By analyzing somatic mutations called from 10x Genomics sequencing data, we found that the bone marrow metastases contained more mutations than the majority of primary tumor cells and shared similar mutation patterns with a subset of primary tumor cells, suggesting that the metastasis-component clones arise late during tumorigenesis, which supports the linear progression model of the evolution of metastatic disease [
71].
Although EMT programs have been considered potential drivers of drug resistance, invasion, and metastasis, their patterns and significance in human tumors
in vivo remain unclear [
48,
72,
73]. Several scRNA-seq studies identified malignant cells with epithelial features and malignant cells with mesenchymal features within the same tumor [
12,
74,
75]. However, given that EMT is also considered to contribute to tumor initiation [
76,
77], whether differentiation from a mesenchymal state to an epithelial state or transdifferentiation from an epithelial state to a mesenchymal state occurred remained unknown. In this study, we observed a partial-EMT program along the route from the primary NB tumor to its bone marrow metastases. Primary NB tumors had lower expression of
TWIST1 and
VIM than the corresponding bone marrow metastases. Concurrently, the primary NB tumors exhibited a more epithelial phenotype, while the bone marrow metastases exhibited a more mesenchymal phenotype. These transcriptomic features suggest that a
TWIST1-driven partial-EMT program may be involved in NB metastasis, similar to observations in carcinomas. Analysis of other scRNA-seq data sets confirmed the presence of the ‘starter’ cluster and, additionally, showed an upregulation of TGFβ signaling in the ‘starter’ cells compared to the other NB cells.
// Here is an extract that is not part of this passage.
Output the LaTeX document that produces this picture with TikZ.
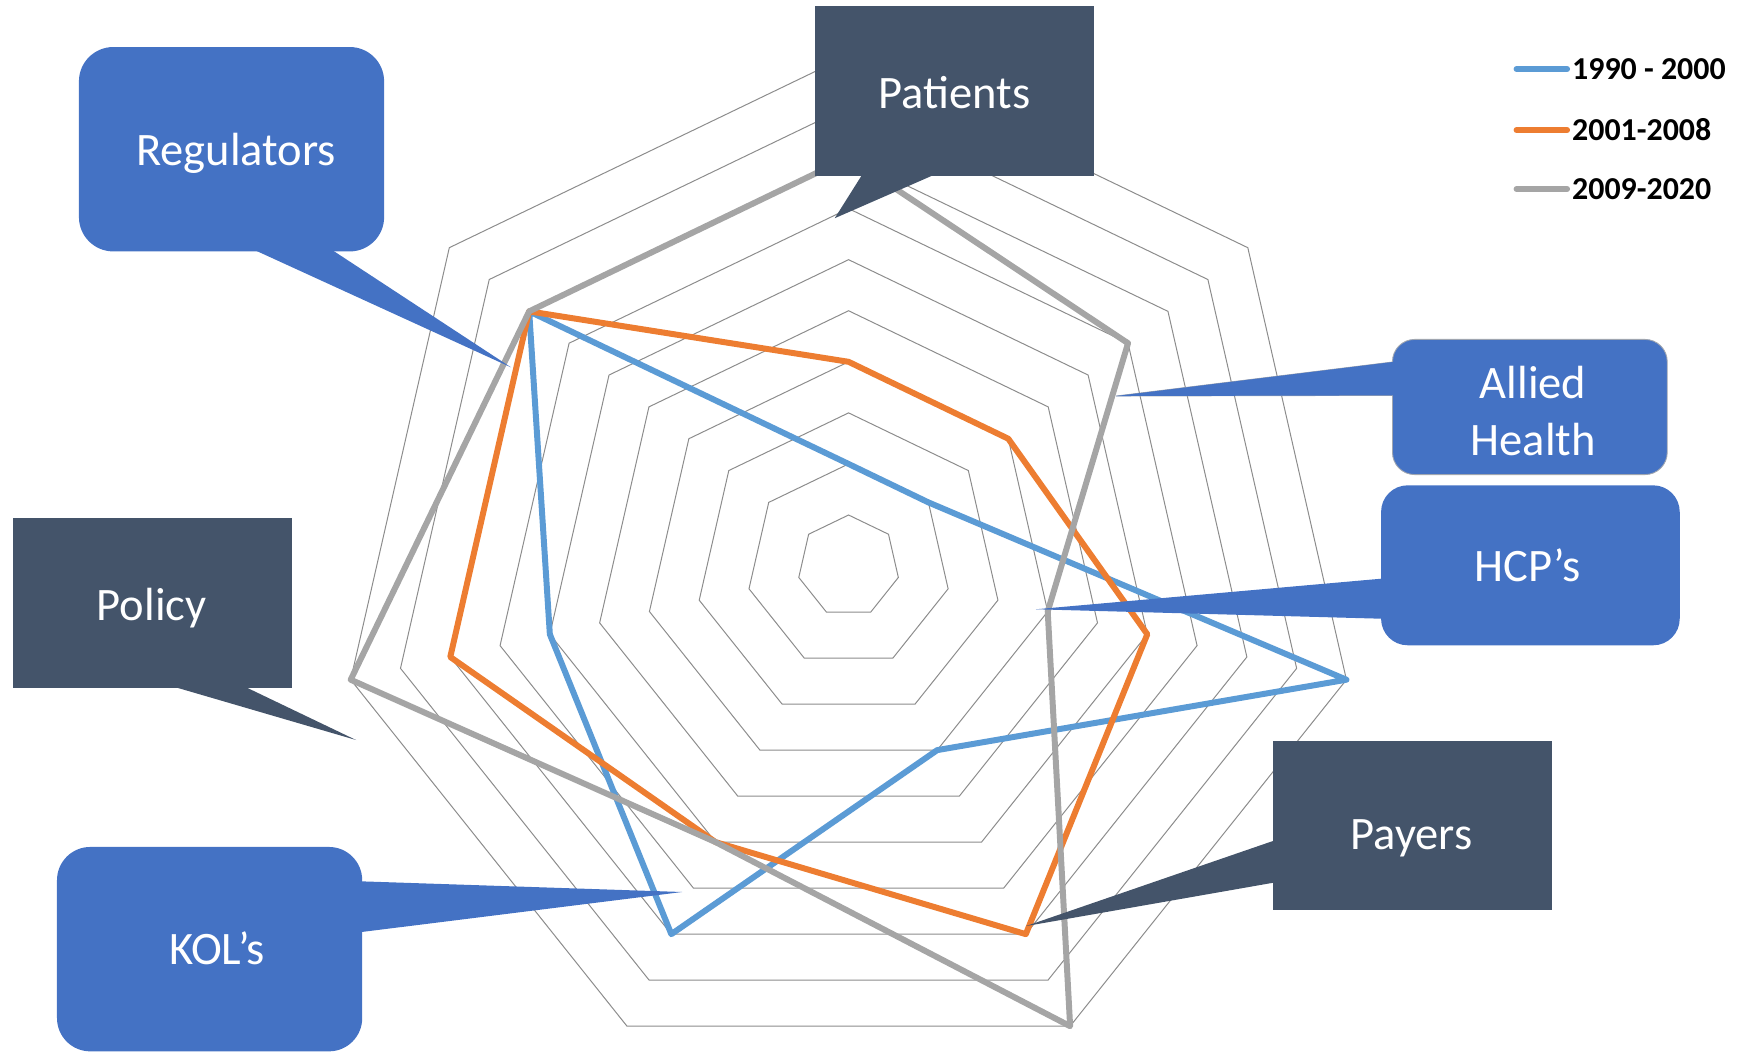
\documentclass[tikz,border=0pt]{standalone}
\usepackage{fontspec}
\setmainfont{Carlito}
\usetikzlibrary{calc}
\definecolor{callblue}{HTML}{4472C4}
\definecolor{calldark}{HTML}{44546A}
\definecolor{serblue}{HTML}{5B9BD5}
\definecolor{serorange}{HTML}{ED7D31}
\definecolor{sergray}{HTML}{A5A5A5}
\definecolor{ringgray}{HTML}{8C8C8C}
\definecolor{edgegray}{HTML}{A0A6B0}
\begin{document}
\begin{tikzpicture}[x=1pt,y=-1pt,
  ring/.style={draw=ringgray, line width=0.9pt},
  series/.style={line width=5.4pt, line join=round},
  boxbase/.style={inner sep=0pt, outer sep=0pt},
  bluebox/.style={boxbase, fill=callblue, rounded corners=#1, minimum width=275.5pt, minimum height=184.5pt},
  darkbox/.style={boxbase, fill=calldark, minimum width=251.7pt, minimum height=153pt},
  lbl/.style={text=white, font=\fontsize{42}{51}\selectfont, anchor=base, inner sep=0pt},
  legline/.style={line width=5.4pt, line cap=round},
  legtext/.style={font=\bfseries\fontsize{28.8}{34}\selectfont, anchor=base west, inner sep=0pt}
]
\useasboundingbox (0,0) rectangle (1568,950);

% radar chart
\begin{scope}[shift={(766,511)}, yscale=-1]
  \foreach \k in {1,...,10} {
    \pgfmathsetmacro\rr{46.1*\k}
    \draw[ring] (90:\rr) \foreach \i in {1,...,6} { -- ({90-\i*360/7}:\rr) } -- cycle;
  }
  \draw[series, serblue] (90:92.2) -- (38.5714:92.2) -- (-12.8571:461) -- (-64.2857:184.4) -- (-115.7143:368.8) -- (-167.1429:276.6) -- (141.4286:368.8) -- cycle;
  \draw[series, serorange] (90:184.4) -- (38.5714:184.4) -- (-12.8571:276.6) -- (-64.2857:368.8) -- (-115.7143:276.6) -- (-167.1429:368.8) -- (141.4286:368.8) -- cycle;
  \draw[series, sergray] (90:368.8) -- (38.5714:322.7) -- (-12.8571:184.4) -- (-64.2857:461) -- (-115.7143:276.6) -- (-167.1429:461) -- (141.4286:368.8) -- cycle;
\end{scope}

% pointer coordinates
\coordinate (regA) at (232.6,227);   \coordinate (regB) at (301.8,227);   \coordinate (regT) at (461.3,331.6);
\coordinate (patA) at (777.5,158.9); \coordinate (patB) at (840.7,158.9); \coordinate (patT) at (753.5,197);
\coordinate (allA) at (1257,326.8);  \coordinate (allB) at (1257,356.9);  \coordinate (allT) at (1007.5,357.5);
\coordinate (hcpA) at (1246.7,522.4);\coordinate (hcpB) at (1246.7,558.5);\coordinate (hcpT) at (935,550);
\coordinate (payA) at (1149.6,759);  \coordinate (payB) at (1149.6,796.8);\coordinate (payT) at (926,836);
\coordinate (kolA) at (326.6,795.6); \coordinate (kolB) at (326.6,841.3); \coordinate (kolT) at (615.7,805.2);
\coordinate (polA) at (159.5,620.7); \coordinate (polB) at (222.7,620.7); \coordinate (polT) at (321.4,668);

% Allied Health pointer outline (drawn under its box)
\filldraw[fill=callblue, draw=edgegray, line width=0.8pt] (allA) -- (allT) -- (allB) -- cycle;

% callout boxes
\node[bluebox=31pt] (reg) at (209,134.7) {};
\node[darkbox] (pat) at (861.8,82.2) {};
\node[boxbase, fill=callblue, draw=edgegray, line width=0.8pt, rounded corners=20pt, minimum width=248pt, minimum height=122pt] (all) at (1381,367.4) {};
\node[boxbase, fill=callblue, rounded corners=24pt, minimum width=269.6pt, minimum height=144.4pt] (hcp) at (1381.5,510.3) {};
\node[darkbox] (pay) at (1275.3,745.4) {};
\node[bluebox=30pt] (kol) at (189.2,856.8) {};
\node[darkbox] (pol) at (137.4,544.3) {};

\fill[callblue] ($(regA)!-0.08!(regT)$) -- (regT) -- ($(regB)!-0.08!(regT)$) -- cycle;
\fill[calldark] ($(patA)!-0.08!(patT)$) -- (patT) -- ($(patB)!-0.08!(patT)$) -- cycle;
\fill[callblue] ($(allA)!-0.08!(allT)$) -- (allT) -- ($(allB)!-0.08!(allT)$) -- cycle;
\fill[callblue] ($(hcpA)!-0.08!(hcpT)$) -- (hcpT) -- ($(hcpB)!-0.08!(hcpT)$) -- cycle;
\fill[calldark] ($(payA)!-0.08!(payT)$) -- (payT) -- ($(payB)!-0.08!(payT)$) -- cycle;
\fill[callblue] ($(kolA)!-0.08!(kolT)$) -- (kolT) -- ($(kolB)!-0.08!(kolT)$) -- cycle;
\fill[calldark] ($(polA)!-0.08!(polT)$) -- (polT) -- ($(polB)!-0.08!(polT)$) -- cycle;

% labels
\node[lbl] (regt) at (213,149.6) {Regulators};
\node[lbl] (patt) at (861.8,97.8) {Patients};
\node[lbl] (allt1) at (1384,359.9) {Allied};
\node[lbl] (allt2) at (1384,411) {Health};
\node[lbl] (hcpt) at (1379,524.8) {HCP’s};
\node[lbl] (payt) at (1274.3,766.7) {Payers};
\node[lbl] (kolt) at (196,870.8) {KOL’s};
\node[lbl] (polt) at (136.9,559.7) {Policy};

% legend
\coordinate (l1a) at (1369,62.3);  \coordinate (l1b) at (1414.6,62.3);
\coordinate (l2a) at (1369,117.4); \coordinate (l2b) at (1414.6,117.4);
\coordinate (l3a) at (1369,170.6); \coordinate (l3b) at (1414.6,170.6);
\draw[legline, serblue] (l1a) -- (l1b);
\draw[legline, serorange] (l2a) -- (l2b);
\draw[legline, sergray] (l3a) -- (l3b);
\node[legtext] (leg1) at (1419,72) {1990 - 2000};
\node[legtext] (leg2) at (1419,127.1) {2001-2008};
\node[legtext] (leg3) at (1419,180.3) {2009-2020};
\end{tikzpicture}
\end{document}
TGFβ signaling is one of the most crucial drivers to cell invasiveness and tumor metastasis [
63]. Core EMT transcription factors like SNAI1, SNAI2, ZEB1/2, and TWIST1 can be directly induced by the TGFβ pathway [
78]. Activation of TGFβ signaling promotes bone marrow metastasis of NB in Th-MYCN/Caspase8
−/− mouse model [
7]. Thus, targeting TGFβ signaling may prevent metastasis and benefit high risk NB patients.
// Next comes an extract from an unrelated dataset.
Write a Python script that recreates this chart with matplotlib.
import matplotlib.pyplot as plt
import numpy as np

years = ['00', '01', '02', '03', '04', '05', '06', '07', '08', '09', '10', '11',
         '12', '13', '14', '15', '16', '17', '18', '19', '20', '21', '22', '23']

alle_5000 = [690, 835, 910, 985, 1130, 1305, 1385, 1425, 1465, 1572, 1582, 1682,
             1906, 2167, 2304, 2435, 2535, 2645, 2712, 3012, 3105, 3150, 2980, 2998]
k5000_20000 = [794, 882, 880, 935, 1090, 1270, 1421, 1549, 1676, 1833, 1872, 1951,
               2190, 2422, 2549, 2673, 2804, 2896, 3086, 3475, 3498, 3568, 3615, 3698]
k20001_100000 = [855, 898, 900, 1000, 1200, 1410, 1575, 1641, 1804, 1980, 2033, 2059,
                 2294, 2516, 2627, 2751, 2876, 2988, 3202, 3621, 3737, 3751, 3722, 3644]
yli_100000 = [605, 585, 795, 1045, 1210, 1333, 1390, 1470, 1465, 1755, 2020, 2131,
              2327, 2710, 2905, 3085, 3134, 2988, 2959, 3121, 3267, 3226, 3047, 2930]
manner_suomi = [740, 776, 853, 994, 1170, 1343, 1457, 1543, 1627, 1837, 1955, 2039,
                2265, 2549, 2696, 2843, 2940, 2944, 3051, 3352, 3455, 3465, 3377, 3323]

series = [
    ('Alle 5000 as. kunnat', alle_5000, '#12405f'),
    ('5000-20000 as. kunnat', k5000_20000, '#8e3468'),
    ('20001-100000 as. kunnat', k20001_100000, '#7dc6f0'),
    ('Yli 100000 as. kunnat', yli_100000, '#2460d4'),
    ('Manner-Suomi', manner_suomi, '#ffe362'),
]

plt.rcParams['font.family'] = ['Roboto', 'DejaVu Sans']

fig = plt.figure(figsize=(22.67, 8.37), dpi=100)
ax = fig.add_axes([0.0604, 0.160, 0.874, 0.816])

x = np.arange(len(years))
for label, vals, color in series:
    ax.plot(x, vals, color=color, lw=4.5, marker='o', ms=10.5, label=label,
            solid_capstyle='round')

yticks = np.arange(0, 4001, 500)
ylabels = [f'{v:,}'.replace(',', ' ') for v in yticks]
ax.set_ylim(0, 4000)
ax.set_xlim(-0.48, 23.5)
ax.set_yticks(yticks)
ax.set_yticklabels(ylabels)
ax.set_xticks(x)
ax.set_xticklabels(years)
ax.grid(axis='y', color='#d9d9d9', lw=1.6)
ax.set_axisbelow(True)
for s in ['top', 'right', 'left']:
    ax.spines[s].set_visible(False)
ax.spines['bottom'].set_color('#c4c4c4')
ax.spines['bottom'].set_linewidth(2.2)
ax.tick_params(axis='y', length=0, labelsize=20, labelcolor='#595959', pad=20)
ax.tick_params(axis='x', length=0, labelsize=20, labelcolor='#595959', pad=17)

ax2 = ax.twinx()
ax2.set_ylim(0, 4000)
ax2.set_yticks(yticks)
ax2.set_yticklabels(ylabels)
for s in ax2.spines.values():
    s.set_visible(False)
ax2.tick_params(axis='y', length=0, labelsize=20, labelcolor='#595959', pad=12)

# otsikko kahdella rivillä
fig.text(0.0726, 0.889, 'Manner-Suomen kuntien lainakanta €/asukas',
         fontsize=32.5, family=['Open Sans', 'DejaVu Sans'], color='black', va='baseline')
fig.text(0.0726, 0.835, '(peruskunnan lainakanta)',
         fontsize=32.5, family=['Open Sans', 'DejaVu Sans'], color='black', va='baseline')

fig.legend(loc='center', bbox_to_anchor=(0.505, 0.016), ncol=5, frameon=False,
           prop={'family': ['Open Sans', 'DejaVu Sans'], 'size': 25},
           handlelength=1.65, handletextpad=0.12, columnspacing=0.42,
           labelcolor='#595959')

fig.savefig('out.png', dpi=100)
EMT-TFs in cancer are often nonredundant and tissue specific. It has been demonstrated that SNAIL triggers metastasis in breast cancer [
79], whereas SNAIL and ZEB1 promote metastasis in pancreatic cancer [
80]. We showed here that the expression of
TWIST1 gradually increased along the metastatic route, suggesting that
TWIST1 may play an important role in driving NB metastasis, consistent with a previous study [
81].
The collection of paired samples during NB metastasis presents technical challenges in the clinic, as a result, the sample size in our study was relatively small and included only two samples with matched primary and metastatic tissues. However, the main discoveries were validated either by experiments in other paired NB primary and metastatic tumors or by public NB data sets. For example, we confirmed the finding that partial-EMT is involved in NB metastasis by immunostaining of four paired NB primary and lymphatic metastases, two of which showed enrichment of EPCAM-expressing NB cells in primary tumors but enrichment of VIM-expressing NB cells in the corresponding lymphatic metastases. We generated a 150-gene signature of the ‘starter’ cells, identified the presence of ‘starter’ cells in other published scRNA-seq data sets of primary NB tumors and relapse NB tumors using this signature, and confirmed their tumor-initiator function using trajectory analysis. Moreover, we confirmed the positive correlation between a high ‘starter’ cell signature and the unfavorable outcome by analyzing publicly available bulk sequencing data obtained from different platforms (GEO and R2). Overall, our study provides insights into transcriptional programs that drive NB metastasis and serves as a starting point to further understand the biology of NB metastasis.